Snow arrives early and leaves late. From December to March the CM-1016 from Cogolludo becomes a roulette of shade-ice and meltwater; winter tyres are advisable, chains essential if a front drifts in from the Cuenca uplands. The reward is photographic gold: black roofs wearing white wigs, wood-smoke ribboning from every chimney, and silence so complete you can hear your own pulse. Just don’t expect a snow-plough before Tuesday.
What Passes for Après-Hike
Hunger is best tackled elsewhere. Bustares has no restaurant, no shop, no Saturday market. The single bar opens at 10 a.m. and closes when the owner fancies an afternoon kip; inside, you’ll find instant coffee, lager poured at cellar temperature, and a plate of migas if you phoned the night before. Instead, drive ten minutes down to Tamajón where Casa Juan serves roast lamb for €14 and river trout with slivers of jamón for €12. Stock up on village-made honey at the garage on the way out—dark, thyme-scented, half the price of anything in Borough Market.
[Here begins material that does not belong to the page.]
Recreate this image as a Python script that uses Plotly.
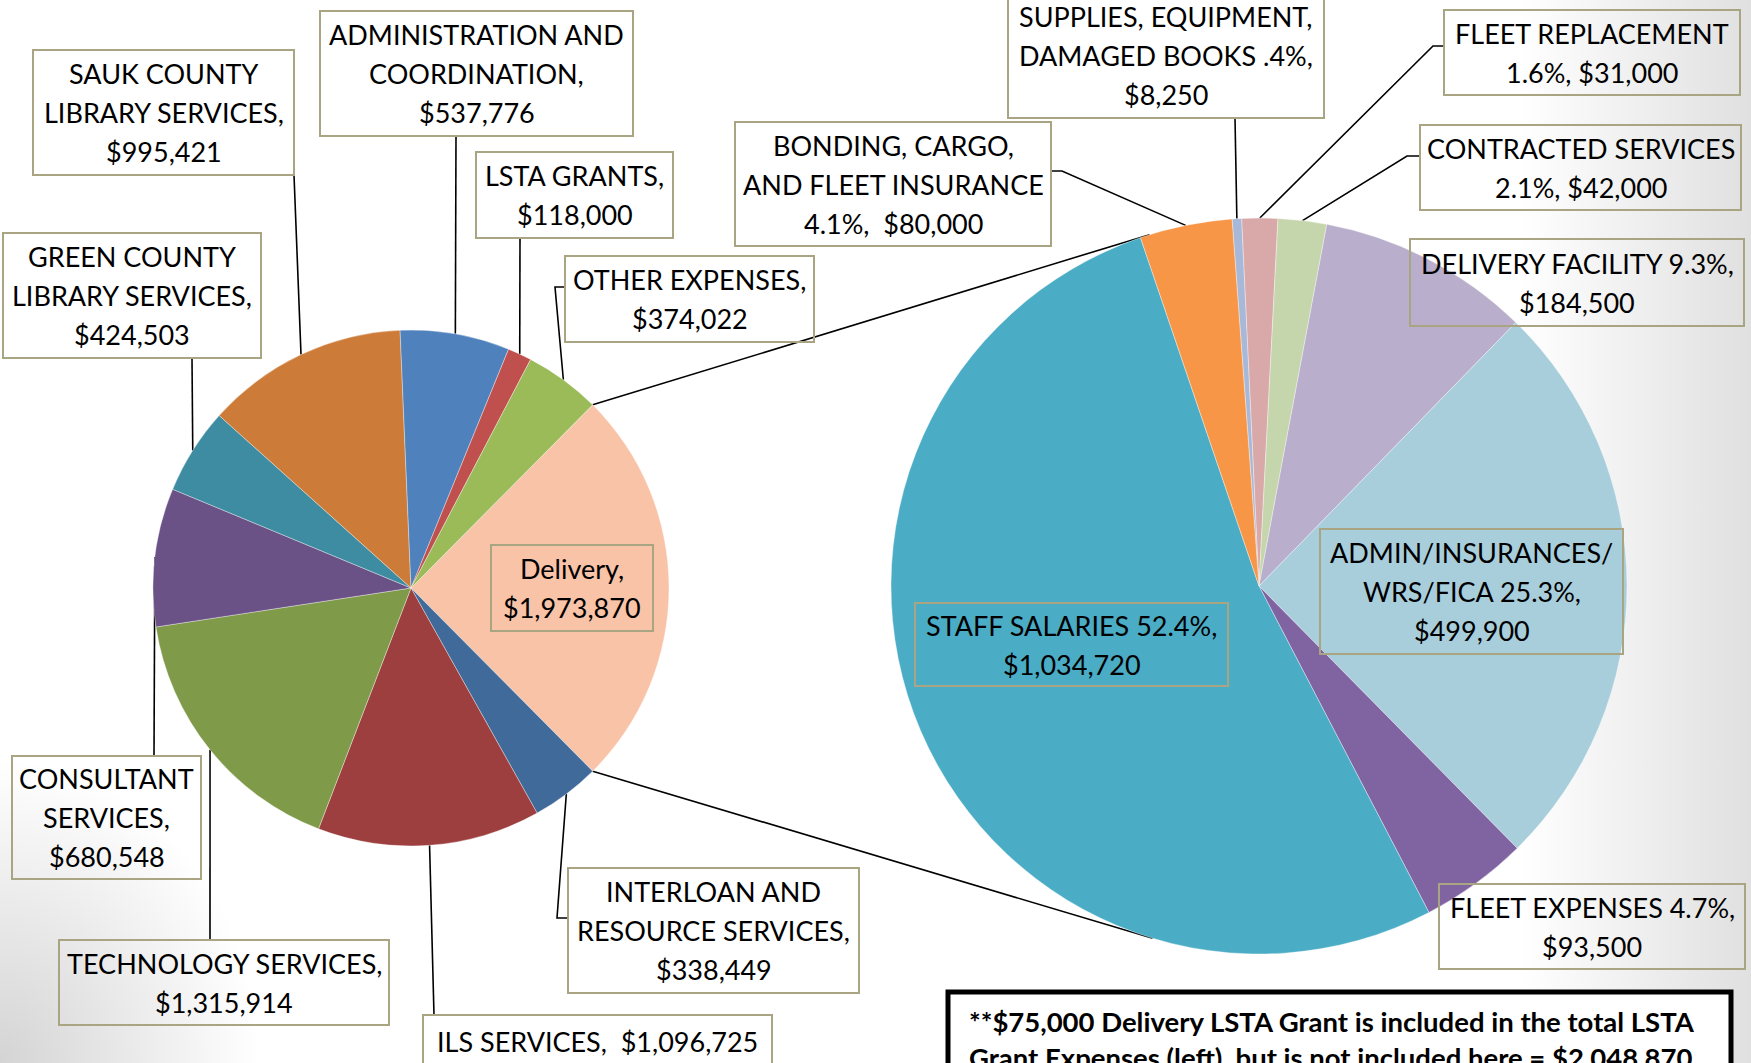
import math, base64
import plotly.graph_objects as go

W, H = 1751, 1063

# ---------------- data ----------------
left_labels = ["Delivery", "INTERLOAN AND RESOURCE SERVICES", "ILS SERVICES", "TECHNOLOGY SERVICES",
               "CONSULTANT SERVICES", "GREEN COUNTY LIBRARY SERVICES", "SAUK COUNTY LIBRARY SERVICES",
               "ADMINISTRATION AND COORDINATION", "LSTA GRANTS", "OTHER EXPENSES"]
left_values = [1973870, 338449, 1096725, 1315914, 680548, 424503, 995421, 537776, 118000, 374022]
left_colors = ["#F9C3A8", "#406A9A", "#9D3F3E", "#7F9A48", "#6A5186", "#3D8CA2", "#CD7B38",
               "#4F81BD", "#C0504D", "#9BBB59"]

right_labels = ["SUPPLIES, EQUIPMENT, DAMAGED BOOKS", "FLEET REPLACEMENT", "CONTRACTED SERVICES",
                "DELIVERY FACILITY", "ADMIN/INSURANCES/WRS/FICA", "FLEET EXPENSES", "STAFF SALARIES",
                "BONDING, CARGO, AND FLEET INSURANCE"]
right_values = [8250, 31000, 42000, 184500, 499900, 93500, 1034720, 80000]
right_pcts = [".4%", "1.6%", "2.1%", "9.3%", "25.3%", "4.7%", "52.4%", "4.1%"]
right_colors = ["#A8B8D8", "#D9A9A9", "#C6D6AC", "#B9AECB", "#A8CEDC", "#8064A2", "#4BACC6", "#F79646"]

note_text = ("<b>**$75,000 Delivery LSTA Grant is included in the total LSTA<br>"
             "Grant Expenses (left), but is not included here = $2,048,870</b>")

# ---------------- layout geometry (pixels) ----------------
LCX, LCY, LR = 411, 588, 258
RCX, RCY, RR = 1259, 586, 368
left_rot = 90 - 180 * left_values[0] / sum(left_values)
right_rot = -4.2


def dom(cx, cy, r):
    return dict(x=[(cx - r) / W, (cx + r) / W], y=[1 - (cy + r) / H, 1 - (cy - r) / H])


def edge(values, idx, rot, cx, cy, r, frac=0.5):
    tot = sum(values)
    cum = sum(values[:idx]) + values[idx] * frac
    a = math.radians(rot + 360 * cum / tot)
    return (cx + r * math.sin(a), cy - r * math.cos(a))


def ang_pt(a, cx, cy, r):
    a = math.radians(a)
    return (cx + r * math.sin(a), cy - r * math.cos(a))


fig = go.Figure()

fig.add_trace(go.Pie(values=left_values, labels=left_labels, sort=False, direction="clockwise",
                     rotation=left_rot, marker=dict(colors=left_colors, line=dict(color="rgba(255,255,255,0.6)", width=0.6)),
                     textinfo="none", hoverinfo="label+value", showlegend=False,
                     domain=dom(LCX, LCY, LR)))
fig.add_trace(go.Pie(values=right_values, labels=right_labels, sort=False, direction="clockwise",
                     rotation=right_rot, marker=dict(colors=right_colors, line=dict(color="rgba(255,255,255,0.6)", width=0.6)),
                     textinfo="none", hoverinfo="label+value", showlegend=False,
                     domain=dom(RCX, RCY, RR)))

# leader lines: box attachment points, then pie edge at slice middle
left_leaders = {
    1: [(568, 918), (557, 918)],
    2: [(434, 1015)],
    3: [(210, 940)],
    4: [(154, 756)],
    5: [(192, 358)],
    6: [(294, 175)],
    7: [(456, 136)],
    8: [(520, 238)],
    9: [(565, 287), (555, 287)],
}
right_leaders = {
    0: [(1235, 118)],
    1: [(1444, 46), (1433, 46)],
    2: [(1420, 156), (1407, 156)],
    7: [(1051, 171), (1062, 171)],
}
xs, ys = [], []
for idx, pts in left_leaders.items():
    e = edge(left_values, idx, left_rot, LCX, LCY, LR)
    for p in pts + [e]:
        xs.append(p[0]); ys.append(p[1])
    xs.append(None); ys.append(None)
for idx, pts in right_leaders.items():
    e = edge(right_values, idx, right_rot, RCX, RCY, RR)
    for p in pts + [e]:
        xs.append(p[0]); ys.append(p[1])
    xs.append(None); ys.append(None)
# connectors between pies
top_l = edge(left_values, 0, left_rot, LCX, LCY, LR, 0.0)
bot_l = edge(left_values, 0, left_rot, LCX, LCY, LR, 1.0)
top_r = ang_pt(342.7, RCX, RCY, RR)
bot_r = ang_pt(196.8, RCX, RCY, RR)
for a, b in [(top_l, top_r), (bot_l, bot_r)]:
    xs += [a[0], b[0], None]; ys += [a[1], b[1], None]

fig.add_trace(go.Scatter(x=xs, y=ys, mode="lines", line=dict(color="black", width=1.6),
                         hoverinfo="skip", showlegend=False))

# ---------------- labels ----------------
def money(v):
    return "${:,}".format(v)

FONT = "Lato, Open Sans, sans-serif"
BORDER = "#A9A583"
FS = 27
LINE = 39

left_texts = {
    0: ["Delivery,", money(left_values[0])],
    1: ["INTERLOAN AND", "RESOURCE SERVICES,", money(left_values[1])],
    2: ["ILS SERVICES,&nbsp; " + money(left_values[2])],
    3: ["TECHNOLOGY SERVICES,", money(left_values[3])],
    4: ["CONSULTANT", "SERVICES,", money(left_values[4])],
    5: ["GREEN COUNTY", "LIBRARY SERVICES,", money(left_values[5])],
    6: ["SAUK COUNTY", "LIBRARY SERVICES,", money(left_values[6])],
    7: ["ADMINISTRATION AND", "COORDINATION,", money(left_values[7])],
    8: ["LSTA GRANTS,", money(left_values[8])],
    9: ["OTHER EXPENSES,", money(left_values[9])],
}
left_boxes = {
    0: (491, 653, 545, 631),
    1: (568, 859, 868, 993),
    2: (423, 772, 1015, 1068),
    3: (59, 389, 940, 1025),
    4: (12, 201, 756, 879),
    5: (3, 261, 233, 358),
    6: (33, 294, 50, 175),
    7: (320, 633, 11, 136),
    8: (476, 673, 152, 238),
    9: (565, 814, 256, 342),
}
right_texts = {
    0: ["SUPPLIES, EQUIPMENT,", "DAMAGED BOOKS %s," % right_pcts[0], money(right_values[0])],
    1: ["FLEET REPLACEMENT", "%s, %s" % (right_pcts[1], money(right_values[1]))],
    2: ["CONTRACTED SERVICES", "%s, %s" % (right_pcts[2], money(right_values[2]))],
    3: ["DELIVERY FACILITY %s," % right_pcts[3], money(right_values[3])],
    4: ["ADMIN/INSURANCES/", "WRS/FICA %s," % right_pcts[4], money(right_values[4])],
    5: ["FLEET EXPENSES %s," % right_pcts[5], money(right_values[5])],
    6: ["STAFF SALARIES %s," % right_pcts[6], money(right_values[6])],
    7: ["BONDING, CARGO,", "AND FLEET INSURANCE", "%s,&nbsp; %s" % (right_pcts[7], money(right_values[7]))],
}
right_boxes = {
    0: (1008, 1324, -7, 118),
    1: (1444, 1740, 10, 95),
    2: (1420, 1741, 125, 210),
    3: (1410, 1744, 239, 326),
    4: (1320, 1623, 529, 654),
    5: (1439, 1745, 884, 969),
    6: (915, 1228, 603, 686),
    7: (735, 1051, 122, 246),
}

annotations = []
shapes = []
for texts, boxes in [(left_texts, left_boxes), (right_texts, right_boxes)]:
    for k, lines in texts.items():
        x0, x1, y0, y1 = boxes[k]
        shapes.append(dict(type="rect", xref="x", yref="y", x0=x0, x1=x1, y0=y0, y1=y1,
                           line=dict(color=BORDER, width=2), fillcolor="rgba(0,0,0,0)", layer="above"))
        cx, cy = (x0 + x1) / 2, (y0 + y1) / 2
        n = len(lines)
        for i, t in enumerate(lines):
            annotations.append(dict(
                x=cx, y=cy + (i - (n - 1) / 2) * LINE, xref="x", yref="y", showarrow=False,
                text=t, font=dict(family=FONT, size=FS, color="black"),
                xanchor="center", yanchor="middle"))

# note box
shapes.append(dict(type="rect", xref="x", yref="y", x0=948, x1=1731, y0=992, y1=1110,
                   line=dict(color="black", width=5), fillcolor="white", layer="above"))
annotations.append(dict(
    x=967, y=1003, xref="x", yref="y", showarrow=False, text=note_text,
    font=dict(family=FONT, size=27.5, color="black"), align="left",
    xanchor="left", yanchor="top"))

# background gradient (decoration)
svg = f'''<svg xmlns="http://www.w3.org/2000/svg" width="{W}" height="{H}" viewBox="0 0 {W} {H}">
<defs>
<linearGradient id="g1" x1="0" y1="0" x2="1" y2="0">
<stop offset="0" stop-color="#e0e0e0" stop-opacity="0"/>
<stop offset="1" stop-color="#e0e0e0" stop-opacity="1"/>
</linearGradient>
<radialGradient id="g2" cx="0" cy="1" r="1">
<stop offset="0" stop-color="#d4d4d4" stop-opacity="1"/>
<stop offset="1" stop-color="#d4d4d4" stop-opacity="0"/>
</radialGradient>
</defs>
<rect x="1520" y="0" width="231" height="{H}" fill="url(#g1)"/>
<rect x="0" y="760" width="260" height="303" fill="url(#g2)"/>
</svg>'''
src = "data:image/svg+xml;base64," + base64.b64encode(svg.encode()).decode()

fig.update_layout(
    width=W, height=H, margin=dict(l=0, r=0, t=0, b=0),
    paper_bgcolor="white", plot_bgcolor="rgba(0,0,0,0)",
    xaxis=dict(range=[0, W], visible=False, fixedrange=True, domain=[0, 1]),
    yaxis=dict(range=[H, 0], visible=False, fixedrange=True, domain=[0, 1]),
    annotations=annotations, shapes=shapes,
    images=[dict(source=src, xref="paper", yref="paper", x=0, y=1, sizex=1, sizey=1,
                 sizing="stretch", layer="below", xanchor="left", yanchor="top")],
    showlegend=False,
)

fig.write_html("out.html", config={"displayModeBar": False},
               post_script="document.body.style.margin='0px';document.body.style.overflow='hidden';")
Accommodation is similarly scarce. Casa Rural Pájaro Bobo (Calle Mayor 6) has three rooms above a former bakery; expect beams blackened by a century of flour dust, Wi-Fi that remembers dial-up, and a breakfast of thick coffee plus churros delivered from a van that tours the sierra at dawn. £60 a night in May, £45 once the nights turn cold. Bring cash—the card machine “works tomorrow”.
Fiesta Arithmetic
For eleven months the village practises demographic haemorrhage, then August arrives and the maths reverses. The fiestas patronales around the 15th swell numbers to roughly 400: grandchildren sleep on sofas, entire pigs sizzle over almond-wood fires, and the plaza becomes an open-air ballroom where a playlist from 1983 competes with a bottle of orujo. Visitors are welcome but not curated; buy a raffle ticket and you might win a leg of ham or simply the right to sweep the streets at dawn. If crowds larger than a single-decker bus make you twitch, arrive the week after, when the bunting sags and grandmothers still dish out leftovers.
Getting Here, Getting Out
From Madrid-Barajas it’s 110 km and two contrasting hours: the A-2 motorway east to Guadalajara, then the N320 north through wheat steppe that looks like East Anglia on steroids. After Cogolludo the road shrinks, climbs, coils; stone mileposts count down the altitude like a backwards altimeter. Public transport is theoretical—a Tuesday-only bus that may or may not carry livestock—so hire a car with decent ground clearance. Petrol stations close for siesta; fill up in Guadalajara.
Leave early if you’re catching an evening flight; fog can drop suddenly in the Henares valley, turning headlights into yellow cotton wool. Otherwise linger until sunset, when the sierra glows copper and the first bats flicker above the church tower. Lock the car, pocket the key, and walk fifty metres beyond the last streetlamp. The Milky Way appears, unpolluted, improbably bright—proof that some parts of Europe still have the darkness our grandparents took for granted.
Bustares will not change your life. It offers no souvenir magnets, no Michelin stars, no sunrise yoga on slate terraces. What it does give is a yardstick: a place to measure how loud, how bright, how hurried the rest of travelling has become. Come for the silence, stay while the coffee stays hot, leave before the road ices over. Somewhere between the first stone step and the last vulture circle you’ll realise that “nothing to do” can still be worth the detour.